**Task to complete**
The line holding "const seriesNames = ['CBP', 'D-CBP'];" is the last one to output; start at the first line of the data, keep every line in between exactly, and leave out pictures.

**Given information**
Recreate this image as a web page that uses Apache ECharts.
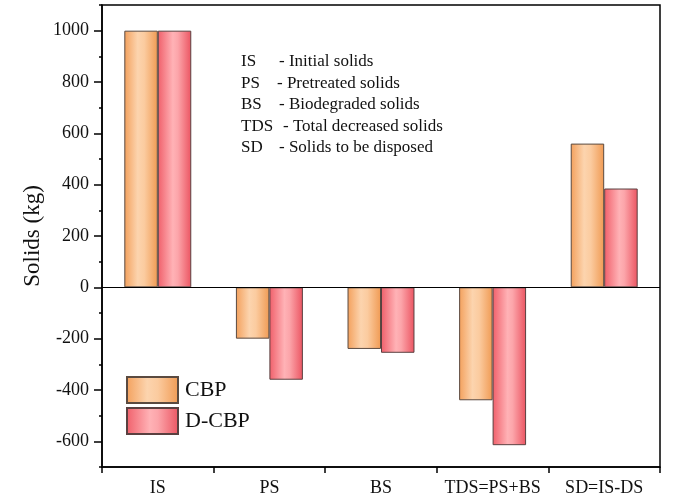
<!DOCTYPE html>
<html>
<head>
<meta charset="utf-8">
<script src="https://cdn.jsdelivr.net/npm/echarts@6/dist/echarts.min.js"></script>
<style>
  html, body { margin: 0; padding: 0; background: #fff; }
  #chart { width: 678px; height: 504px; }
</style>
</head>
<body>
<div id="chart"></div>
<script>
// Solids balance per stage (kg)
const categories = ['IS', 'PS', 'BS', 'TDS=PS+BS', 'SD=IS-DS'];
const cbp = [1000, -200, -240, -440, 560];
const dcbp = [1000, -360, -255, -615, 385];
const seriesNames = ['CBP', 'D-CBP'];

// Abbreviation key shown inside the plot
const keyAbbr = ['IS', 'PS', 'BS', 'TDS', 'SD'];
const keyText = ['- Initial solids', '- Pretreated solids', '- Biodegraded solids',
                 '- Total decreased solids', '- Solids to be disposed'];

const yMin = -700, yMax = 1100;       // full axis extent (minor ticks every 100)
const yLabMin = -600, yLabMax = 1000; // labelled range (major ticks every 200)

const W = 678, H = 504;
const gLeft = 102, gRight = 18, gTop = 5, gBottom = 37;
const plotH = H - gTop - gBottom;
const pxPerUnit = plotH / (yMax - yMin);
// second grid carries the labelled major ticks, aligned to the same scale
const g2Top = gTop + (yMax - yLabMax) * pxPerUnit;
const g2Bottom = gBottom + (yLabMin - yMin) * pxPerUnit;

const serif = '"Liberation Serif", "Times New Roman", serif';
const ink = '#111';
const tickStyle = { color: '#000', width: 1.5 };

function grad(stops) {
  return { type: 'linear', x: 0, y: 0, x2: 1, y2: 0,
    colorStops: stops.map(s => ({ offset: s[0], color: s[1] })) };
}
const orangeFill = grad([[0, '#f3a05c'], [0.4, '#fcd4ae'], [0.6, '#fbcb9f'], [1, '#f09a53']]);
const redFill = grad([[0, '#f05f6a'], [0.45, '#ffb2b6'], [0.6, '#fca5aa'], [1, '#eb5461']]);

const chart = echarts.init(document.getElementById('chart'), null, { renderer: 'canvas' });

const keyGraphics = [];
const keyTop = 53, keyStep = 21.6;
keyAbbr.forEach((a, i) => {
  keyGraphics.push({ type: 'text', left: 241, top: keyTop + i * keyStep,
    style: { text: a, font: '17px ' + serif, fill: ink } });
  keyGraphics.push({ type: 'text', left: a === 'TDS' ? 283 : (a === 'PS' ? 277 : 279), top: keyTop + i * keyStep,
    style: { text: keyText[i], font: '17px ' + serif, fill: ink } });
});

chart.setOption({
  animation: false,
  backgroundColor: '#fff',
  textStyle: { fontFamily: serif, color: ink },
  grid: [
    { left: gLeft, right: gRight, top: gTop, bottom: gBottom,
      show: true, borderColor: '#000', borderWidth: 1.5, backgroundColor: 'transparent' },
    { left: gLeft, right: gRight, top: g2Top, bottom: g2Bottom, show: false }
  ],
  legend: {
    orient: 'vertical', left: 121, top: 371,
    itemWidth: 51, itemHeight: 26, itemGap: 3,
    icon: 'rect',
    data: seriesNames,
    textStyle: { fontFamily: serif, fontSize: 22, color: ink, padding: [0, 0, 0, 2] }
  },
  xAxis: [
    // category labels, ticks at the category boundaries
    { type: 'category', gridIndex: 0, data: categories, position: 'bottom',
      axisLine: { onZero: false, lineStyle: { color: '#000', width: 1.5 } },
      axisTick: { show: true, length: 6, lineStyle: tickStyle },
      axisLabel: { interval: 0, fontFamily: serif, fontSize: 18, color: ink, margin: 12 } },
    { type: 'category', gridIndex: 1, data: categories, show: false }
  ],
  yAxis: [
    { type: 'value', gridIndex: 0, min: yMin, max: yMax, interval: 100,
      name: 'Solids (kg)', nameLocation: 'middle', nameGap: 58,
      nameTextStyle: { fontFamily: serif, fontSize: 23, color: ink },
      axisLine: { show: true, lineStyle: { color: '#000', width: 1.5 } },
      axisTick: { show: true, length: 3, lineStyle: tickStyle },
      axisLabel: { show: false },
      splitLine: { show: false } },
    { type: 'value', gridIndex: 1, min: yLabMin, max: yLabMax, interval: 200,
      axisLine: { show: false },
      axisTick: { show: true, length: 8, lineStyle: tickStyle },
      axisLabel: { fontFamily: serif, fontSize: 18, color: ink, margin: 13,
        formatter: v => String(v) },
      splitLine: { show: false } }
  ],
  series: [
    { name: 'CBP', type: 'bar', xAxisIndex: 0, yAxisIndex: 0, data: cbp,
      barWidth: '30%', barGap: '0%',
      itemStyle: { color: orangeFill, borderColor: '#5a4a40', borderWidth: 1 },
      markLine: { silent: true, symbol: 'none', label: { show: false },
        lineStyle: { color: '#000', width: 1.2, type: 'solid' },
        data: [{ yAxis: 0 }] } },
    { name: 'D-CBP', type: 'bar', xAxisIndex: 0, yAxisIndex: 0, data: dcbp,
      barWidth: '30%', barGap: '0%',
      itemStyle: { color: redFill, borderColor: '#5a4040', borderWidth: 1 } }
  ],
  graphic: keyGraphics
});
</script>
</body>
</html>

**Task output**
Recreate this image as a web page that uses Apache ECharts.
<!DOCTYPE html>
<html>
<head>
<meta charset="utf-8">
<script src="https://cdn.jsdelivr.net/npm/echarts@6/dist/echarts.min.js"></script>
<style>
  html, body { margin: 0; padding: 0; background: #fff; }
  #chart { width: 678px; height: 504px; }
</style>
</head>
<body>
<div id="chart"></div>
<script>
// Solids balance per stage (kg)
const categories = ['IS', 'PS', 'BS', 'TDS=PS+BS', 'SD=IS-DS'];
const cbp = [1000, -200, -240, -440, 560];
const dcbp = [1000, -360, -255, -615, 385];
const seriesNames = ['CBP', 'D-CBP'];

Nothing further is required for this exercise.